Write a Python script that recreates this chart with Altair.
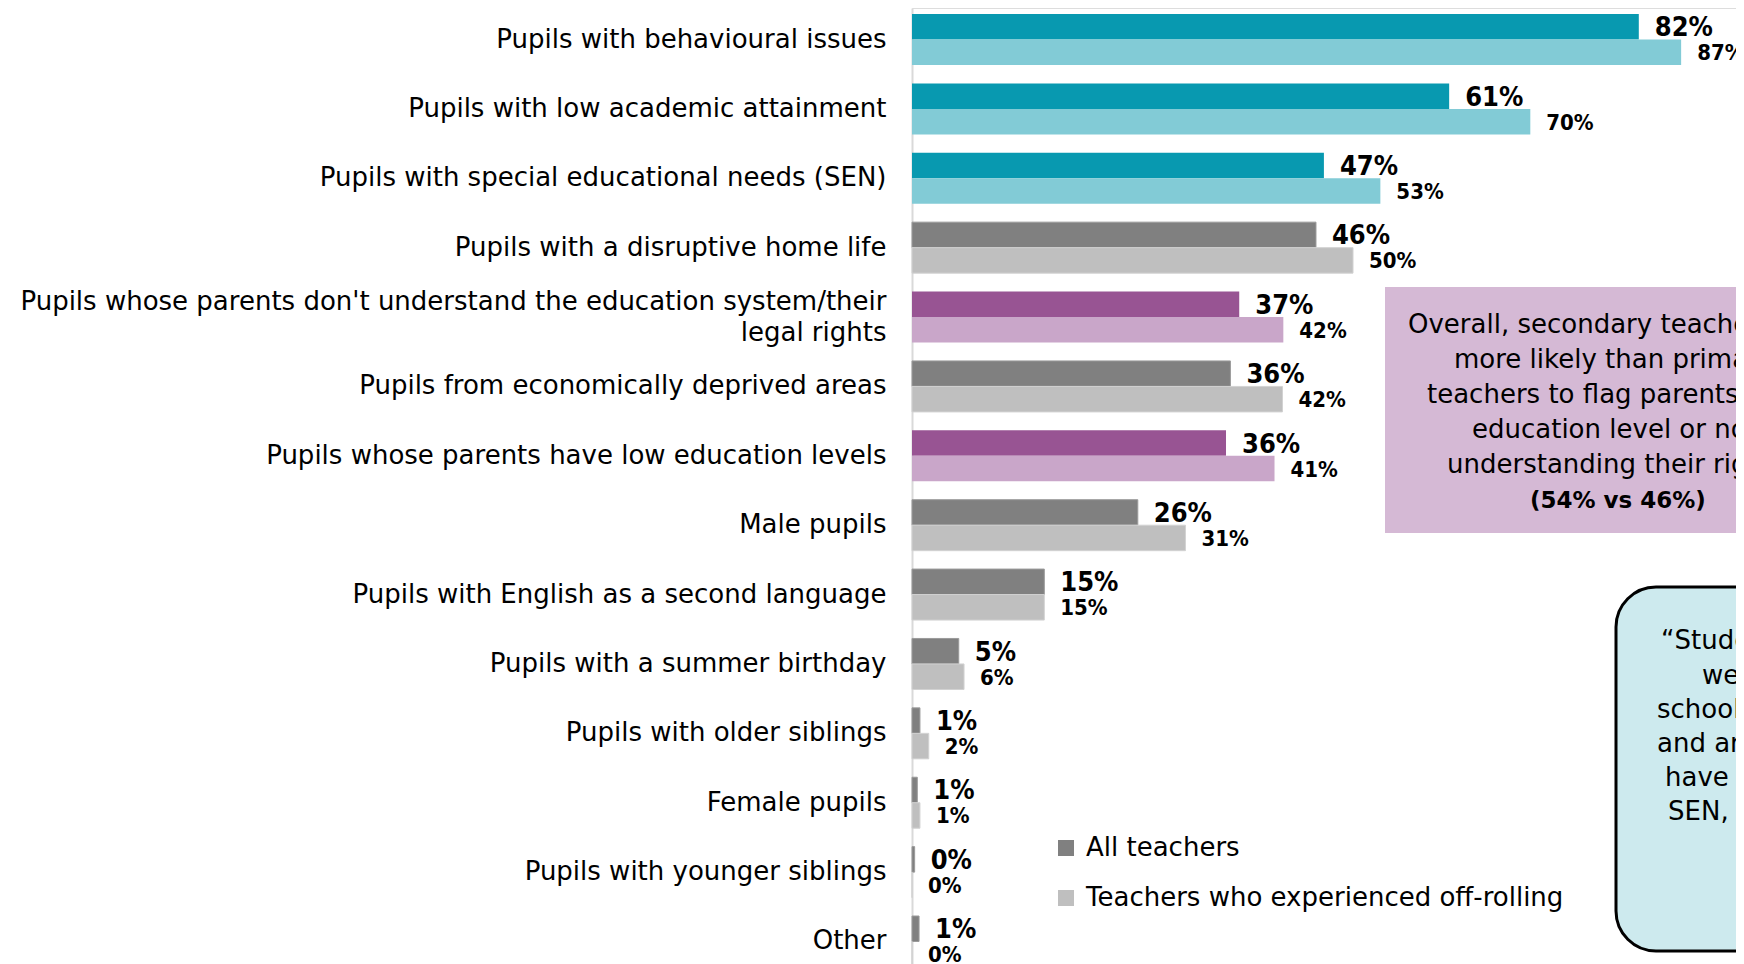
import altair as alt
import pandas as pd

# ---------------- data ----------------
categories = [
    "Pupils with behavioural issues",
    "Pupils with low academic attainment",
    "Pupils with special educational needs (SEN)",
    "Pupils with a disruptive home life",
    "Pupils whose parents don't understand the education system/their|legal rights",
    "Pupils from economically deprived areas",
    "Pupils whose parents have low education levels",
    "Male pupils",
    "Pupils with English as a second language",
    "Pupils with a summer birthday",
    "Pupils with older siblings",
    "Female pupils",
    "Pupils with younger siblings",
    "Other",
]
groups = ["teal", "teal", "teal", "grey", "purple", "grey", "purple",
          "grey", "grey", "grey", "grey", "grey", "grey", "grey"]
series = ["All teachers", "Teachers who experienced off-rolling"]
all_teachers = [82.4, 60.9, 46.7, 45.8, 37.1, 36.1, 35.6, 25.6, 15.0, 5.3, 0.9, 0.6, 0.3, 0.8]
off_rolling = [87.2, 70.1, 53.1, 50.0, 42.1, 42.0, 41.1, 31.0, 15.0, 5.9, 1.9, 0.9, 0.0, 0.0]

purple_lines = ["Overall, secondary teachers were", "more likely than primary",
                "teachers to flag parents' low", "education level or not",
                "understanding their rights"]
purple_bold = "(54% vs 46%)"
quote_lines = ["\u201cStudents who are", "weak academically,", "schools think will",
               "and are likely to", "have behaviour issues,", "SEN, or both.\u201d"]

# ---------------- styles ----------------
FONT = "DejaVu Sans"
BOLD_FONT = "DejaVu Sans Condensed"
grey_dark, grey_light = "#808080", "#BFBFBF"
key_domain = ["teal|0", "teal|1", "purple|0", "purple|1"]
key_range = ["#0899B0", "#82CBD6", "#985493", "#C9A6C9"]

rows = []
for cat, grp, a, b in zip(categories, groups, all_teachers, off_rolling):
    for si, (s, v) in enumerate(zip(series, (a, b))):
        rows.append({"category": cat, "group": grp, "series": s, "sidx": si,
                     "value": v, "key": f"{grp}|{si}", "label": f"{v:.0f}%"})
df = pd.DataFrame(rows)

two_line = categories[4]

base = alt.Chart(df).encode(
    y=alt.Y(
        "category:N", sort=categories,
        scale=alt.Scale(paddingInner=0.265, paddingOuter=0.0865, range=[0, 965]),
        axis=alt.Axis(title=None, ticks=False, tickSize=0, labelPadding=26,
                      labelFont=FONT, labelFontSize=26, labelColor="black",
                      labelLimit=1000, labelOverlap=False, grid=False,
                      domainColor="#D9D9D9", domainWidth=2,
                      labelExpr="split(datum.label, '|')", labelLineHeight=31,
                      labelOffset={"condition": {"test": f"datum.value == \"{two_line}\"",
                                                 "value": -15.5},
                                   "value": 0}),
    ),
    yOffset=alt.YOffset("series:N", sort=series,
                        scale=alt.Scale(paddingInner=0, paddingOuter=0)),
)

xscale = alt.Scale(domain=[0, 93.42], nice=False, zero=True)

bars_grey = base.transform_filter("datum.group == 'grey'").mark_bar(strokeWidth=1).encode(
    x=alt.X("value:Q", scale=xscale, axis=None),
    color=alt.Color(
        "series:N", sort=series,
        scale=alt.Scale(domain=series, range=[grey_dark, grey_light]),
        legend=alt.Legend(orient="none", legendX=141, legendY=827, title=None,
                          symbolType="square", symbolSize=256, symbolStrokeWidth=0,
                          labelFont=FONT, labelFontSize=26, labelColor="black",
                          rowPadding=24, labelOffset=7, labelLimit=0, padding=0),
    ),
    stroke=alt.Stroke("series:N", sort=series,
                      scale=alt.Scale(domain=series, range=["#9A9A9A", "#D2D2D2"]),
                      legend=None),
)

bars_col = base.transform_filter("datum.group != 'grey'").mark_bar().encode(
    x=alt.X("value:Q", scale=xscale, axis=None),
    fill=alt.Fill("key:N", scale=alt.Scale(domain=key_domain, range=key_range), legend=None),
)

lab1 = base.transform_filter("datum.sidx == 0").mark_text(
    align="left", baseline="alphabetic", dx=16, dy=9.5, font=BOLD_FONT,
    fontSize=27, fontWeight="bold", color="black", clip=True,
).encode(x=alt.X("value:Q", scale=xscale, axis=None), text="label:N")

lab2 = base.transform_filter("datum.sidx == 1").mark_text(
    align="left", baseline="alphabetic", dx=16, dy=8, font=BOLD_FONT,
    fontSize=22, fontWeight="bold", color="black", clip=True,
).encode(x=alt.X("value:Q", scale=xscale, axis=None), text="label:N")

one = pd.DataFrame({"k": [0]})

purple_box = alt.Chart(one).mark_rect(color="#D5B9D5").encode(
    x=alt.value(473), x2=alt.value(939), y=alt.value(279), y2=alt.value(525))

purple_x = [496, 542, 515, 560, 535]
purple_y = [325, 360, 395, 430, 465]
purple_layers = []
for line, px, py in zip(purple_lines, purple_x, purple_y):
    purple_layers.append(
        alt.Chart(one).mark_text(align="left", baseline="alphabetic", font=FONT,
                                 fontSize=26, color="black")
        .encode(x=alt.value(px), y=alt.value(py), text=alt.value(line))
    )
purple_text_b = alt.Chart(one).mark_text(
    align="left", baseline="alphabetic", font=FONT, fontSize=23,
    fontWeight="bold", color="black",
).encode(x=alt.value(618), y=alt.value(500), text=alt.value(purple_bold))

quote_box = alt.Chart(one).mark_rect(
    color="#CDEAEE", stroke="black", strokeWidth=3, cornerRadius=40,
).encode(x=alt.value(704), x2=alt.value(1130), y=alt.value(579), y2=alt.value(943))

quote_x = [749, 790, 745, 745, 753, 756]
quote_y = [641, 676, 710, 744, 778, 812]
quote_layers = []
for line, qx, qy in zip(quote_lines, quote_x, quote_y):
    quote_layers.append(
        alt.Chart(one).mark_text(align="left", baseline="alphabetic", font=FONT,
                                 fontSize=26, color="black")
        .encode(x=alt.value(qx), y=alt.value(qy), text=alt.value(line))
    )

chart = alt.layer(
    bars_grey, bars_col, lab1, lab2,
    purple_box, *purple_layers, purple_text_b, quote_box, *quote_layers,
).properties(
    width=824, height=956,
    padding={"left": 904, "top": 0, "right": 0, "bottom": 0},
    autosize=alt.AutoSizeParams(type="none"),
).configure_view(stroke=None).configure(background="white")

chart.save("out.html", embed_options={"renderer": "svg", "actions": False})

··········

◆ TASK INSTRUCTIONS
Omit the pictures, then output the rest of the listing exactly.

◆ CORRECT ANSWER
Write a Python script that recreates this chart with Altair.
import altair as alt
import pandas as pd

# ---------------- data ----------------
categories = [
    "Pupils with behavioural issues",
    "Pupils with low academic attainment",
    "Pupils with special educational needs (SEN)",
    "Pupils with a disruptive home life",
    "Pupils whose parents don't understand the education system/their|legal rights",
    "Pupils from economically deprived areas",
    "Pupils whose parents have low education levels",
    "Male pupils",
    "Pupils with English as a second language",
    "Pupils with a summer birthday",
    "Pupils with older siblings",
    "Female pupils",
    "Pupils with younger siblings",
    "Other",
]
groups = ["teal", "teal", "teal", "grey", "purple", "grey", "purple",
          "grey", "grey", "grey", "grey", "grey", "grey", "grey"]
series = ["All teachers", "Teachers who experienced off-rolling"]
all_teachers = [82.4, 60.9, 46.7, 45.8, 37.1, 36.1, 35.6, 25.6, 15.0, 5.3, 0.9, 0.6, 0.3, 0.8]
off_rolling = [87.2, 70.1, 53.1, 50.0, 42.1, 42.0, 41.1, 31.0, 15.0, 5.9, 1.9, 0.9, 0.0, 0.0]

purple_lines = ["Overall, secondary teachers were", "more likely than primary",
                "teachers to flag parents' low", "education level or not",
                "understanding their rights"]
purple_bold = "(54% vs 46%)"
quote_lines = ["\u201cStudents who are", "weak academically,", "schools think will",
               "and are likely to", "have behaviour issues,", "SEN, or both.\u201d"]

# ---------------- styles ----------------
FONT = "DejaVu Sans"
BOLD_FONT = "DejaVu Sans Condensed"
grey_dark, grey_light = "#808080", "#BFBFBF"
key_domain = ["teal|0", "teal|1", "purple|0", "purple|1"]
key_range = ["#0899B0", "#82CBD6", "#985493", "#C9A6C9"]

rows = []
for cat, grp, a, b in zip(categories, groups, all_teachers, off_rolling):
    for si, (s, v) in enumerate(zip(series, (a, b))):
        rows.append({"category": cat, "group": grp, "series": s, "sidx": si,
                     "value": v, "key": f"{grp}|{si}", "label": f"{v:.0f}%"})
df = pd.DataFrame(rows)

two_line = categories[4]

base = alt.Chart(df).encode(
    y=alt.Y(
        "category:N", sort=categories,
        scale=alt.Scale(paddingInner=0.265, paddingOuter=0.0865, range=[0, 965]),
        axis=alt.Axis(title=None, ticks=False, tickSize=0, labelPadding=26,
                      labelFont=FONT, labelFontSize=26, labelColor="black",
                      labelLimit=1000, labelOverlap=False, grid=False,
                      domainColor="#D9D9D9", domainWidth=2,
                      labelExpr="split(datum.label, '|')", labelLineHeight=31,
                      labelOffset={"condition": {"test": f"datum.value == \"{two_line}\"",
                                                 "value": -15.5},
                                   "value": 0}),
    ),
    yOffset=alt.YOffset("series:N", sort=series,
                        scale=alt.Scale(paddingInner=0, paddingOuter=0)),
)

xscale = alt.Scale(domain=[0, 93.42], nice=False, zero=True)

bars_grey = base.transform_filter("datum.group == 'grey'").mark_bar(strokeWidth=1).encode(
    x=alt.X("value:Q", scale=xscale, axis=None),
    color=alt.Color(
        "series:N", sort=series,
        scale=alt.Scale(domain=series, range=[grey_dark, grey_light]),
        legend=alt.Legend(orient="none", legendX=141, legendY=827, title=None,
                          symbolType="square", symbolSize=256, symbolStrokeWidth=0,
                          labelFont=FONT, labelFontSize=26, labelColor="black",
                          rowPadding=24, labelOffset=7, labelLimit=0, padding=0),
    ),
    stroke=alt.Stroke("series:N", sort=series,
                      scale=alt.Scale(domain=series, range=["#9A9A9A", "#D2D2D2"]),
                      legend=None),
)

bars_col = base.transform_filter("datum.group != 'grey'").mark_bar().encode(
    x=alt.X("value:Q", scale=xscale, axis=None),
    fill=alt.Fill("key:N", scale=alt.Scale(domain=key_domain, range=key_range), legend=None),
)

lab1 = base.transform_filter("datum.sidx == 0").mark_text(
    align="left", baseline="alphabetic", dx=16, dy=9.5, font=BOLD_FONT,
    fontSize=27, fontWeight="bold", color="black", clip=True,
).encode(x=alt.X("value:Q", scale=xscale, axis=None), text="label:N")

lab2 = base.transform_filter("datum.sidx == 1").mark_text(
    align="left", baseline="alphabetic", dx=16, dy=8, font=BOLD_FONT,
    fontSize=22, fontWeight="bold", color="black", clip=True,
).encode(x=alt.X("value:Q", scale=xscale, axis=None), text="label:N")

one = pd.DataFrame({"k": [0]})

purple_box = alt.Chart(one).mark_rect(color="#D5B9D5").encode(
    x=alt.value(473), x2=alt.value(939), y=alt.value(279), y2=alt.value(525))

purple_x = [496, 542, 515, 560, 535]
purple_y = [325, 360, 395, 430, 465]
purple_layers = []
for line, px, py in zip(purple_lines, purple_x, purple_y):
    purple_layers.append(
        alt.Chart(one).mark_text(align="left", baseline="alphabetic", font=FONT,
                                 fontSize=26, color="black")
        .encode(x=alt.value(px), y=alt.value(py), text=alt.value(line))
    )
purple_text_b = alt.Chart(one).mark_text(
    align="left", baseline="alphabetic", font=FONT, fontSize=23,
    fontWeight="bold", color="black",
).encode(x=alt.value(618), y=alt.value(500), text=alt.value(purple_bold))

quote_box = alt.Chart(one).mark_rect(
    color="#CDEAEE", stroke="black", strokeWidth=3, cornerRadius=40,
).encode(x=alt.value(704), x2=alt.value(1130), y=alt.value(579), y2=alt.value(943))

quote_x = [749, 790, 745, 745, 753, 756]
quote_y = [641, 676, 710, 744, 778, 812]
quote_layers = []
for line, qx, qy in zip(quote_lines, quote_x, quote_y):
    quote_layers.append(
        alt.Chart(one).mark_text(align="left", baseline="alphabetic", font=FONT,
                                 fontSize=26, color="black")
        .encode(x=alt.value(qx), y=alt.value(qy), text=alt.value(line))
    )

chart = alt.layer(
    bars_grey, bars_col, lab1, lab2,
    purple_box, *purple_layers, purple_text_b, quote_box, *quote_layers,
).properties(
    width=824, height=956,
    padding={"left": 904, "top": 0, "right": 0, "bottom": 0},
    autosize=alt.AutoSizeParams(type="none"),
).configure_view(stroke=None).configure(background="white")

chart.save("out.html", embed_options={"renderer": "svg", "actions": False})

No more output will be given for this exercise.